I’m not even going to lie, I’m a Dereon,and Baby Phat addict. But Aj Wright and Burlington have this thing called layaway, I can shop like a wild women, feed my addiction, and pay on it a lil bit each paycheck for 30 days. With the exception of shoes, I never pay full price for my clothes. This place called Plato’s Closet. Ladies, if you’re a shopaholic like me check to see if there is one close to you. They have name brand second hand item, some things are brand new, for thrift store prices. First time I went in there I bought a brand new Dereon hoodie, still had the original Dereon tags on it, for $6.00.

If you want to take my advice, spend money on things you need. White folk ain’t gonna think you any richer than you are with that damn Coogi sweater on. To be real with you, some of the riches people look a hot mess. Why? Because all there money goes back into their business instead of in their pocket, or into a Roll Royce. Yeah sooner or later they will get that luxury vehicle, or that private jet,or be able to go on thousand dollar shopping sprees in Europe, but they don’t do it as soon as they get they’re first big check. It’s call saving and investing, and us as black people need to consider that as an option for our money. Instead of spending $110 on the new Fusion 3 Jordans, how about you buy some stock in Nike. Or invest in a small business instead of investing in new rims. After I pay off my credit cards, I’m going to start saving to start my boutique. I want to save at least $6,000, and then get a loan (hence the reason why I want to pay off my CCs first.). I’m not big on spending tons of money on clothes. I mean the most expensive thing that I bought for my back to school shopping other than my books where those shoes that you see above ^, and those were like $70(and I pissed because I drove for 45 minutes to get them bitches just to find that they had them at the mall by my house. They have those in Air Max too, I always wanted some Air Max….). I did splurge however, for the first time in my life I spent more than $12 on a t-shirt. I usually spend between $3-$12. Those 2 were $22 each. I can’t help it, I felt like ballin…

Anyway, like I said before….I think…there is nothing wrong with being cheap. Why pay for a name brand when the brandless shirt right beside it is way cuter?

Luv Ya!!

I hope yours is so much more exciting than mine. What did I do today? Well I woke up at 10, went all over the place to see if I could find another usb cord for my Ipod (yeah I have an Ipod now, kind of a hand-me0down gift from one of my friends,however it didn’t come with the neccessary parts). All of those things are like $20 dollars at th least, and I remember when they used to sell them at the dollar store…I think. Anyway, after that I went and cooked some breakfast,and then laid in bed and watch Kimora, who is one of the people I look up to and aspire to be like. I actually slept through that marathon which began at 12 and ended at 4, then I got up and ate some cereal and began watching the Kardashians marathon,and now I’m here.

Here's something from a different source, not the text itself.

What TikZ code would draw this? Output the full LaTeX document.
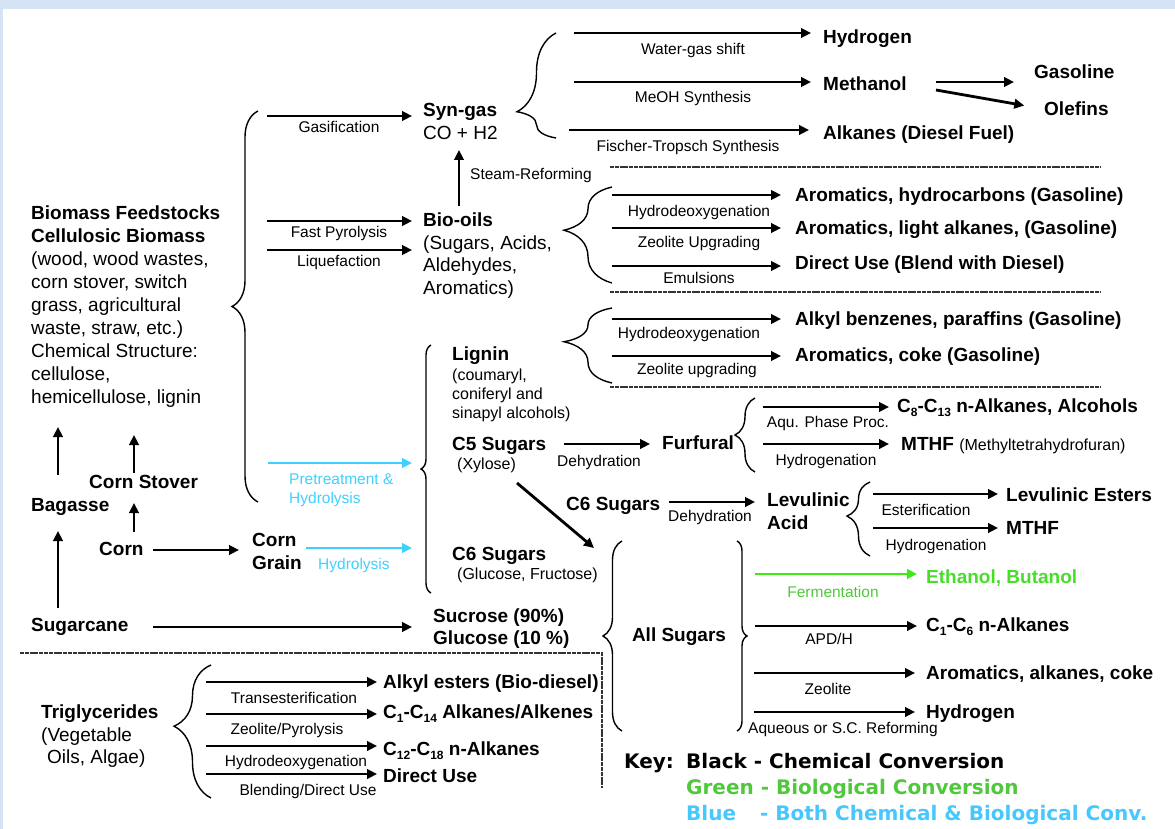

I was supposed to go out yesterday and get stuff for cooking out today,but I didn’t. Should have even got my hopes up. I don’t even know why she told me that, when she knew she was just going to go get it today. She said she had to check her money, that’s bullshit because banks are closed today just like they were yesterday. She just needs to stop lying to me. I don’t believe anything that comes out her mouth anymore. It’s like everything she says is a lie, so I just don’t listen to her. I honestly believe that she wants to see me fail. Just like she did,and it’s not right. It’s just like everyone in this house is out to get me. Out to see me fail. That’s  why I need to get out of here……for good…

So yeah, I’m back. Its not because I’ve been too  busy to come up here, it’s because I have to borrow a laptop in order to get on the Internet now. I am BORED TO TEARS HEAR!!! It’s like there is nothing to do and I can’t wait till Wednesday when I start my job. They only have me working two days this week to start for training, but I wouldn’t mind working a 40 hour week. Anything to get out of the house for a couple of hours, and to make some money so I can stay out of the house. But this is a seasonal job though, so I don’t know if I will be able to get a job to part my rent after the summer if I do end up getting an apartment.

It’s just that I thought being here was going to be relaxing. Now I remember why I wanted to be so far away from home in the first place. The nagging, the yelling, the “whoa is me” talking whenever I even think of bringing up money. It’s just annoying. If I don’t get an apartment, I thinking about just moving with my dad, or getting a room at an extended stay or something, because to be completely honest with you, and I hate to say this, I really can’t tolerate living with my mother anymore. I mean her priorities are completely out of order, and she doesn’t want to listen when you tell her so because she always thinks she’s right. I mean she says she doesn’t have money to pay the bills,and she can’t even lend me $10 to fill up my tank half way, yet we’ve eaten out at least 3 times this week. We don’t have money to buy groceries, yet she has money to go to the beach and eat out. It’s just mixed up. You can’t lend your daughter $20 dollars for gas, but you will give your boyfriend, husband, whoever the hell he is $200 dollars for only God knows what,and then complain about it. I can’t take it anymore, it’s getting completely out of hand and that’s one of the reasons why I’m so annoyed.

I’ve just been so stressed here. Like it’s just so tense and that’s why I hate being in this house. I wonder if there’s an extended stay on the beach? There has to be somewhere that they house the foreign students who come here to work, I mean it may not be comfortable but it beats living at home.